Coming to My Senses (2017)

After breaking his neck in a motorcycle accident, Aaron Baker is left paralyzed. As he’s been told he’ll never walk again, he searches for reasons to live and ways to prove the doctors wrong.

Directed by Dominic Gill with writing by Nadia Gill, Coming to My Senses follows Aaron Baker from the accident to his endeavor to walk across Death Valley, the film does this by showing home videos, archive footage, and interviews, interspersed with following Baker through his current life and struggles. This leads to a documentary that is fairly well-rounded while keeping things centered on its subject and his opinions. This documentary is not one of those that is trying to educate on a cause per sey or even to sway people. It’s clearly made to show how one man took incredible odds and turned them in his favor, giving a bit of an inspirational tone to things while avoiding the usual pitfalls of overly schmaltzy or religion-as-a-savior that a lot of inspirational stories of triumph against all odds often have. The film is built in a way where the story speaks for itself and the focus stays squarely on its star Aaron Baker.
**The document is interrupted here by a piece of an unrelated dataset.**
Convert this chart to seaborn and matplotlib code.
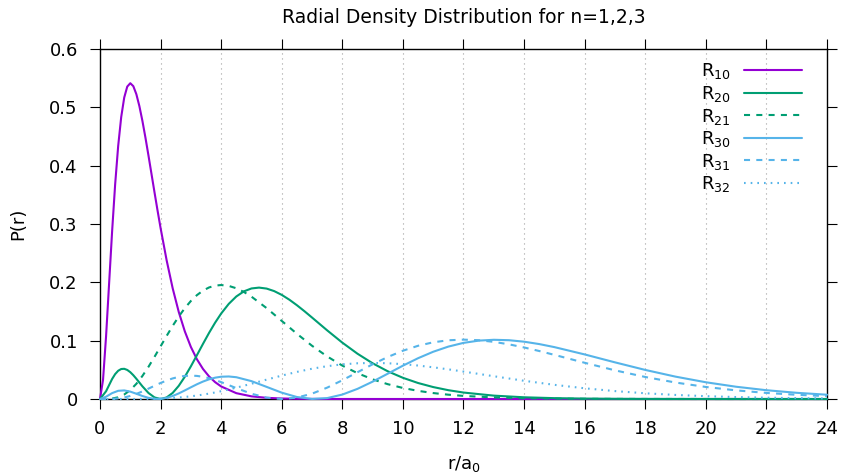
import matplotlib
matplotlib.use("Agg")
import matplotlib.pyplot as plt
import pandas as pd
import seaborn as sns

# Radii (units of a0) shared by most curves
r = [0.0, 0.2, 0.4, 0.6, 0.8, 1.0, 1.2, 1.4, 1.6, 1.8, 2.0, 2.2, 2.4, 2.6, 2.8,
     3.0, 3.2, 3.4, 3.6, 3.8, 4.0, 4.5, 5.0, 5.5, 6.0, 6.5, 7.0, 7.5, 8.0, 8.5,
     9.0, 9.5, 10.0, 10.5, 11.0, 11.5, 12.0, 13.0, 14.0, 15.0, 16.0, 17.0, 18.0,
     19.0, 20.0, 21.0, 22.0, 23.0, 24.0]

# R10: sampled more densely around its sharp peak
r10 = [0.0, 0.1, 0.2, 0.3, 0.4, 0.5, 0.6, 0.7, 0.8, 0.9, 1.0, 1.1, 1.2, 1.3, 1.4,
       1.5, 1.6, 1.7, 1.8, 1.9, 2.0, 2.2, 2.4, 2.6, 2.8, 3.0, 3.2, 3.4, 3.6, 3.8,
       4.0, 4.5, 5.0, 5.5, 6.0, 6.5, 7.0, 7.5, 8.0, 10.0, 12.0, 16.0, 20.0, 24.0]
p10 = [0.0, 0.032749, 0.10725, 0.19757, 0.28757, 0.36788, 0.43371, 0.48333,
       0.51686, 0.53557, 0.54134, 0.53627, 0.52254, 0.50209, 0.47675, 0.44808,
       0.41740, 0.38579, 0.35412, 0.32304, 0.29305, 0.23769, 0.18961, 0.14917,
       0.11597, 0.08924, 0.06806, 0.05150, 0.03870, 0.02891, 0.02147, 0.01000,
       0.00454, 0.00202, 0.000885, 0.000382, 0.000163, 0.0000688, 0.0000288,
       0.0, 0.0, 0.0, 0.0, 0.0]

r20 = [0.0, 0.2, 0.4, 0.5, 0.6, 0.7, 0.8, 0.9, 1.0, 1.1, 1.2, 1.4, 1.6, 1.8, 2.0,
       2.2, 2.4, 2.6, 2.8, 3.0, 3.2, 3.4, 3.6, 3.8, 4.0, 4.25, 4.5, 4.75, 5.0,
       5.25, 5.5, 5.75, 6.0, 6.25, 6.5, 6.75, 7.0, 7.5, 8.0, 8.5, 9.0, 9.5, 10.0,
       10.5, 11.0, 11.5, 12.0, 13.0, 14.0, 15.0, 16.0, 17.0, 18.0, 19.0, 20.0,
       21.0, 22.0, 23.0, 24.0]
p20 = [0.0, 0.013264, 0.03432, 0.042647, 0.048405, 0.051403, 0.05176, 0.04981,
       0.045985, 0.040781, 0.034697, 0.02175, 0.010337, 0.002678, 0.0, 0.002681,
       0.010451, 0.022594, 0.03814, 0.05601, 0.07513, 0.09452, 0.11332, 0.13083,
       0.14653, 0.16304, 0.17575, 0.18453, 0.18950, 0.19096, 0.18930, 0.18498,
       0.17847, 0.17026, 0.16078, 0.15046, 0.13963, 0.11764, 0.09661, 0.07764,
       0.06123, 0.04750, 0.03632, 0.02742, 0.02046, 0.01511, 0.01106, 0.005777,
       0.002934, 0.001454, 0.000706, 0.000336, 0.000158, 0.000073, 0.000033,
       0.00002, 0.00001, 0.0, 0.0]

r21 = [0.0, 0.2, 0.4, 0.6, 0.8, 1.0, 1.2, 1.4, 1.6, 1.8, 2.0, 2.2, 2.4, 2.6, 2.8,
       3.0, 3.2, 3.4, 3.6, 3.8, 4.0, 4.25, 4.5, 4.75, 5.0, 5.5, 6.0, 6.5, 7.0,
       7.5, 8.0, 8.5, 9.0, 9.5, 10.0, 10.5, 11.0, 11.5, 12.0, 13.0, 14.0, 15.0,
       16.0, 17.0, 18.0, 19.0, 20.0, 21.0, 22.0, 23.0, 24.0]
p21 = [0.0, 0.0000546, 0.000715, 0.002964, 0.007669, 0.015328, 0.026023, 0.039473,
       0.055132, 0.072302, 0.090223, 0.10815, 0.12541, 0.14142, 0.15574, 0.16803,
       0.17809, 0.18582, 0.19122, 0.19436, 0.19537, 0.19390, 0.18981, 0.18351,
       0.17547, 0.15582, 0.13386, 0.11182, 0.09123, 0.07292, 0.05725, 0.04426,
       0.03374, 0.02540, 0.01892, 0.01395, 0.01019, 0.007382, 0.005308, 0.002690,
       0.001331, 0.000645, 0.000307, 0.000144, 0.0000666, 0.0000304, 0.0000137,
       0.0, 0.0, 0.0, 0.0]

r30 = [0.0, 0.2, 0.4, 0.6, 0.8, 1.0, 1.2, 1.4, 1.6, 1.8, 2.0, 2.2, 2.4, 2.6, 2.8,
       3.0, 3.2, 3.4, 3.6, 3.8, 4.0, 4.25, 4.5, 5.0, 5.5, 6.0, 6.5, 7.0, 7.5, 8.0,
       8.5, 9.0, 9.5, 10.0, 10.5, 11.0, 11.5, 12.0, 12.5, 13.0, 13.5, 14.0, 14.5,
       15.0, 16.0, 17.0, 18.0, 19.0, 20.0, 21.0, 22.0, 23.0, 24.0]
p30 = [0.0, 0.003922, 0.010082, 0.014040, 0.014700, 0.012625, 0.009015, 0.005125,
       0.001973, 0.000231, 0.000214, 0.001935, 0.005176, 0.009573, 0.014684,
       0.020050, 0.025242, 0.029894, 0.033721, 0.036520, 0.038181, 0.038622,
       0.037340, 0.030630, 0.020781, 0.010854, 0.003409, 0.0000936, 0.001560,
       0.007598, 0.017384, 0.029746, 0.043398, 0.057130, 0.069920, 0.080992,
       0.089840, 0.096215, 0.100064, 0.101509, 0.100796, 0.098233, 0.094164,
       0.088950, 0.076402, 0.062830, 0.049840, 0.038329, 0.028701, 0.021011,
       0.015066, 0.010610, 0.007348]

r31 = [0.0, 0.2, 0.4, 0.6, 0.8, 1.0, 1.2, 1.4, 1.6, 1.8, 2.0, 2.2, 2.4, 2.6, 2.8,
       3.0, 3.2, 3.4, 3.6, 3.8, 4.0, 4.5, 5.0, 5.5, 6.0, 6.5, 7.0, 7.5, 8.0, 8.5,
       9.0, 9.5, 10.0, 10.5, 11.0, 11.5, 12.0, 12.5, 13.0, 13.5, 14.0, 14.5, 15.0,
       16.0, 17.0, 18.0, 19.0, 20.0, 21.0, 22.0, 23.0, 24.0]
p31 = [0.0, 0.0000191, 0.000250, 0.001030, 0.002641, 0.005217, 0.008725, 0.012992,
       0.017747, 0.022669, 0.027428, 0.031717, 0.035284, 0.037937, 0.039560,
       0.040101, 0.039574, 0.038056, 0.035672, 0.032566, 0.028919, 0.018670,
       0.009062, 0.002377, 0.0, 0.002380, 0.009177, 0.019496, 0.032150, 0.045872,
       0.059491, 0.072027, 0.082760, 0.091226, 0.097201, 0.100672, 0.101781,
       0.100773, 0.097966, 0.093714, 0.088369, 0.082249, 0.075667, 0.062089,
       0.049150, 0.037749, 0.028233, 0.020636, 0.014788, 0.010405, 0.007205,
       0.004915]

p32 = [0.0, 0.0, 0.00000015, 0.00000147, 0.0000072, 0.0000241, 0.0000630, 0.000139,
       0.000271, 0.000481, 0.000792, 0.001228, 0.001811, 0.002562, 0.003497,
       0.004630, 0.005968, 0.007515, 0.009268, 0.011219, 0.013357, 0.019403,
       0.026160, 0.033207, 0.040106, 0.046453, 0.051923, 0.056280, 0.059397,
       0.061232, 0.061825, 0.061274, 0.059726, 0.057352, 0.054325, 0.050823,
       0.047012, 0.039016, 0.031249, 0.024270, 0.018354, 0.013556, 0.009807,
       0.006964, 0.004863, 0.003347, 0.002272, 0.001523, 0.001009]

labels = ["R$_{10}$", "R$_{20}$", "R$_{21}$", "R$_{30}$", "R$_{31}$", "R$_{32}$"]
xticks = [0, 2, 4, 6, 8, 10, 12, 14, 16, 18, 20, 22, 24]
yticks = [0.0, 0.1, 0.2, 0.3, 0.4, 0.5, 0.6]
yticklabels = ["0", "0.1", "0.2", "0.3", "0.4", "0.5", "0.6"]

purple = "#9400d3"
green = "#009e73"
blue = "#56b4e9"
colors = [purple, green, green, blue, blue, blue]
dashes = [None, None, (2.9, 3.0), None, (2.9, 3.0), (0.8, 2.4)]

sns.set_theme(style="ticks")
plt.rcParams["font.family"] = ["DejaVu Sans"]
plt.rcParams["mathtext.default"] = "regular"
plt.rcParams["text.color"] = "black"
plt.rcParams["axes.labelcolor"] = "black"

fig = plt.figure(figsize=(8.45, 4.76), dpi=100)
ax = fig.add_axes([100 / 845, 1 - 399 / 476, 727 / 845, 350 / 476])

curves = [(r10, p10), (r20, p20), (r21, p21), (r30, p30), (r31, p31), (r, p32)]
for (xs, ys), lab, col, dsh in zip(curves, labels, colors, dashes):
    df = pd.DataFrame({"r": xs, "P": ys})
    sns.lineplot(data=df, x="r", y="P", ax=ax, color=col, linewidth=1.5,
                 label=lab, zorder=3, clip_on=False)
    line = ax.lines[-1]
    if dsh:
        line.set_dashes(dsh)

ax.set_xlim(0, 24)
ax.set_ylim(0, 0.6)
ax.set_xticks(xticks)
ax.set_xticklabels([str(t) for t in xticks])
ax.set_yticks(yticks)
ax.set_yticklabels(yticklabels)

# dotted vertical grid at the inner x ticks
for x in xticks[1:-1]:
    ax.axvline(x, color="#a0a0a0", linewidth=0.8, linestyle=(0, (1, 3.5)), zorder=1)

for s in ax.spines.values():
    s.set_visible(True)
    s.set_linewidth(1.0)
    s.set_color("black")

ax.tick_params(axis="both", which="both", direction="out", length=7, width=0.8,
               colors="black", labelsize=13, top=True, right=True,
               labeltop=False, labelright=False)
ax.tick_params(axis="x", pad=8)
ax.tick_params(axis="y", pad=9)

ax.set_xlabel("r/a$_0$", fontsize=13, labelpad=12, color="black")
ax.set_ylabel("P(r)", fontsize=13, labelpad=16, color="black")
ax.set_title("Radial Density Distribution for n=1,2,3", fontsize=13.5, pad=19,
             color="black")

leg = ax.legend(loc="upper right", bbox_to_anchor=(0.975, 0.985), frameon=False,
                markerfirst=False, fontsize=13, handlelength=3.2,
                labelspacing=0.14, handletextpad=0.72, borderaxespad=0.0)
for t in leg.get_texts():
    t.set_ha("right")
    t.set_color("black")

fig.savefig("out.png", dpi=100)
The way Aaron Baker is portrayed here is as a regular dude who didn’t give up. His strengths and his flaws, his happy moments and his low ones are shown honestly, making Baker human and easy to care for as a viewer. His personality and changing mood prove interesting to watch and how he doesn’t give up, even though he has his moments of doubt, this also makes him a strong leader or lead for the film. Also shown here are his parents, his sister, his girlfriend, and his trainer. These people are not perfect and their bad moment or different opinions are not cut or glossed over. The difficulty of the situation is well-shown through their interviews and their, smaller in scale, stories. These are important here as they paint a broader, more interesting picture.

Director Dominic Gill also serves as cinematographer, creating the images that show Baker and his struggles and victories clearly. The style used here is head on but not in your face, a balance that is important to getting the film to work, to feel personal, and to pull the viewer in. The editing of the images is by Nick Andert with Gill working on that as well. The documentary is edited in a way that keeps the attention and gives unity to all the differently sourced materials, the flow of all these gives the film a good pace.

Coming to My Senses is an inspiring, low key documentary about a man who doesn’t give up even after having been through the worst of times. His ways and how he works through all the roadblocks are relatable and make the film one that is easy to watch. It also serves as a good reminder that life is what you make of it and that powering through tough times can be the only option at times.